For someone like me who has spent years learning to write horror with any amount of craft, this is tremendously exciting to see. It means that there are still things that scare our post-modern, uber-materialistic, techno-phile society. A tall man, in a dark suit, that never speaks, and even though we never see him doing anything evil, we know he is exactly that: evil. "The Slender Man" Mythos has grown to include his own wiki page, which seems to have even more background than the young filmmakers have been able to slip into their film, several fan run websites with thousands of members, and an online following for the MARBLE HORNETS film that is almost impossible to believe...at least until you watch the various installments. Once you see them, you can easily understand why so many people are making such a big deal out of this little homemade YouTube horror sensation.

There's even a very good documentary about the mythical horror known as "The Slender Man". Actually, there's more than one. Check online for others.


It seems this may be the entity which also appeared in the classic 2000 debut horror novel, THE HOUSE OF LEAVES by cult writer Mark Z. Danielewski--which was also another highpoint in what the power of the internet can do for the genre and I can guarantee you've never read a book like it in your life. Much of the narrative was an ongoing internet project that grew organically over a period of years, until it was eventually "finished" enough to publish.

But the "Slender Man" is only one a small component of the tangled and complex narrative, and possibly not one that will be completely recognizable to everyone who reads the book. I could go on about the "Slender Man" phenomena, but I'll stop there and let you guys find more on your own.

But don't forget to watch the "response videos" from the mysterious person known only as "totheark" (here is the channel with all of the videos uploaded so far by this person: totheark --many of them have been layered with visual and/or audio messages and clues that have to be extracted from the messages using simple to sophisticated video and audio programs to do so. Most of the them have been deciphered by other helpful, and more tech savvy fans, so there won't be any problems finding out what the videos have hidden within them.

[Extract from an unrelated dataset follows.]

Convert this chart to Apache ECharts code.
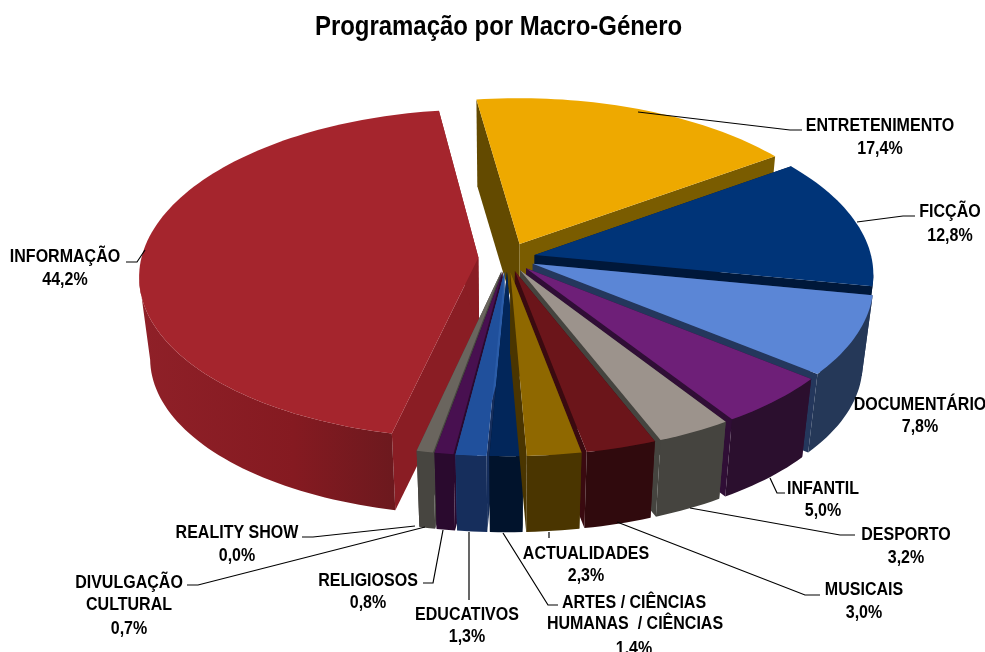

Again, this is well worth your time. Hell, it's almost addictive watching all the tangential stuff involved with this new mythos.

So, there are three items that I think represent the future of horror as an online power with whcih to be reckoned. I think in the next few years, we're going to see more and more of these online ventures that continued to grow organically and maybe even take over where the big budget Hollywood studios have dropped the ball. Because, honestly, I cannot think of a film since 1999's "The Blair Witch Project" that has scared me so much as the above examples.